Perché l’occidente sia nel nostro futuro, non solo nel nostro passato – come rientra negli interessi di entrambe le sponde dell’Atlantico di fronte al disordine globale – è decisivo che l’America voglia fare la sua parte. La convinzione è che gli Stati Uniti siano comunque rimasti, e rimarranno ancora, il perno di un sistema globale ormai privo peraltro di egemonie indiscutibili. In sostanza, non abbiamo mai creduto al declino assoluto e terminale della potenza americana, né all’ascesa inevitabile dei brics. Ciascuna delle nuove potenze soffre infatti di gravi carenze istituzionali e squilibri interni, il cui superamento non è affatto assicurato, come stanno a dimostrare le oscillazioni dei tassi di crescita e la “middle income trap” in cui si trova perfino la Cina.
Ma è in corso un’evoluzione profonda, e senza esiti scontati, del ruolo che gli Stati Uniti stessi intendono esercitare. Dai primi anni Duemila sono cambiate l’autodefinizione e la percezione esterna del “perno americano” su scala globale. Non solo perché Washington guarda ormai verso l’Asia, più che verso il vecchio Occidente (per quel che vale, lo conferma per ora la logica degli accordi commerciali, con la firma prioritaria del tpp – Trans-Pacific Partnership – rispetto al ttip, il nuovo accordo economico transatlantico che trova peraltro resistenze in Europa); ma anche perché Barack Obama è arrivato alla Casa Bianca (due volte) spiegando che l’America deve ora occuparsi soprattutto di sé per potere ancora essere forte e credibile all’estero.
Questo presidente ha in effetti incarnato il passaggio da una visione espansiva a una difensiva (potremmo dire conservativa) del ruolo americano.

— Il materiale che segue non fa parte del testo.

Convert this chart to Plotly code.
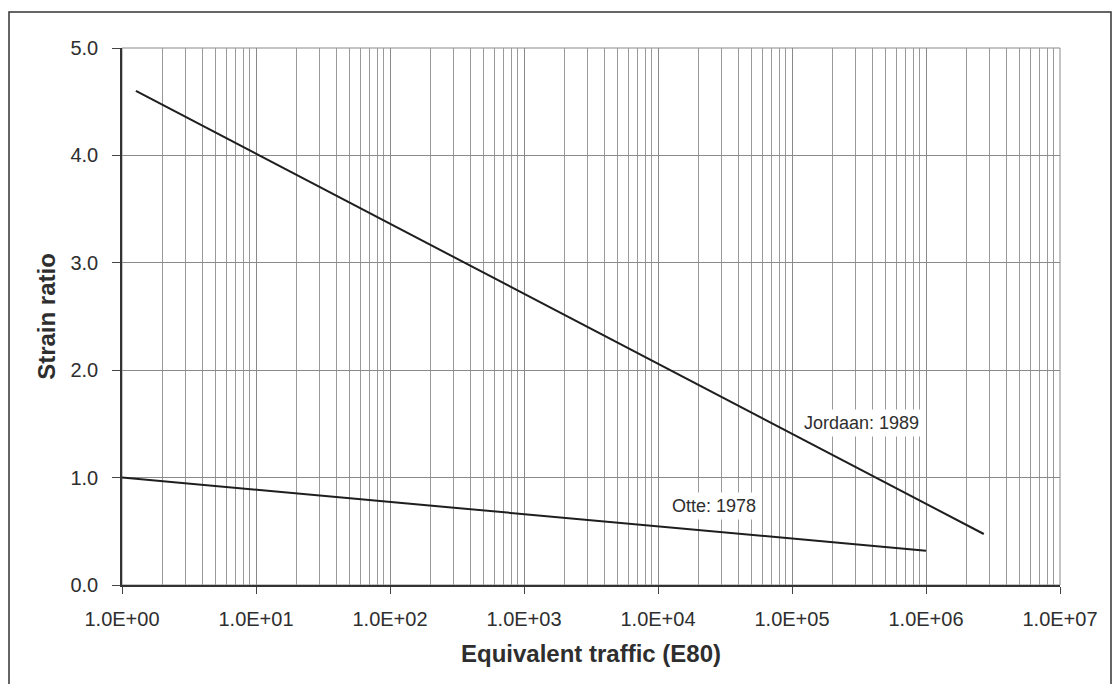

La fine della Pax americana in Medio Oriente ha lasciato dei vuoti di potenza; in assenza di un “balance of power” credibile fra attori regionali che in parte si combattono e in parte sfruttano la disgregazione dei vecchi confini statuali. Si aggiunge l’evidente crisi di sfiducia delle nostre società verso se stesse – e di cui è sintomo la crescita di pulsioni che definiamo, a ragione o torto, populiste. Il “soft power”, insomma, non è più vero potere se non poggia su un sostegno convinto dei cittadini, visto che si nutre anzitutto di percezioni, credibilità e reputazione. Se questa è la sfida complessiva, se minacce esterne e rischi interni si combinano, Europa e Stati Uniti devono riuscire nell’ordine a governare in modo molto più efficiente se stessi, a non perdere un rapporto reciproco preferenziale e a offrire un compromesso accettabile alle nuove potenze.
La democrazia liberale di mercato necessita, da molti punti di vista, di riforme sostanziali. Di un profondo ripensamento. Per interpretare le tendenze e i cambiamenti – magari intuendo anche qualche altro “cigno nero” – vanno prefigurati non solo gli sviluppi geopolitici ma anche alcuni temi trasversali, come le nuove tecnologie, con il loro impatto economico e sociale, o le grandi trasformazioni demografiche – ora esplose sotto forma di flussi migratori massicci e concentrati anche sull’Europa. Il mondo è letteralmente in movimento.
E in questa era di Grande Incertezza, è utile “prevedere” il passato mentre si scommette sul futuro.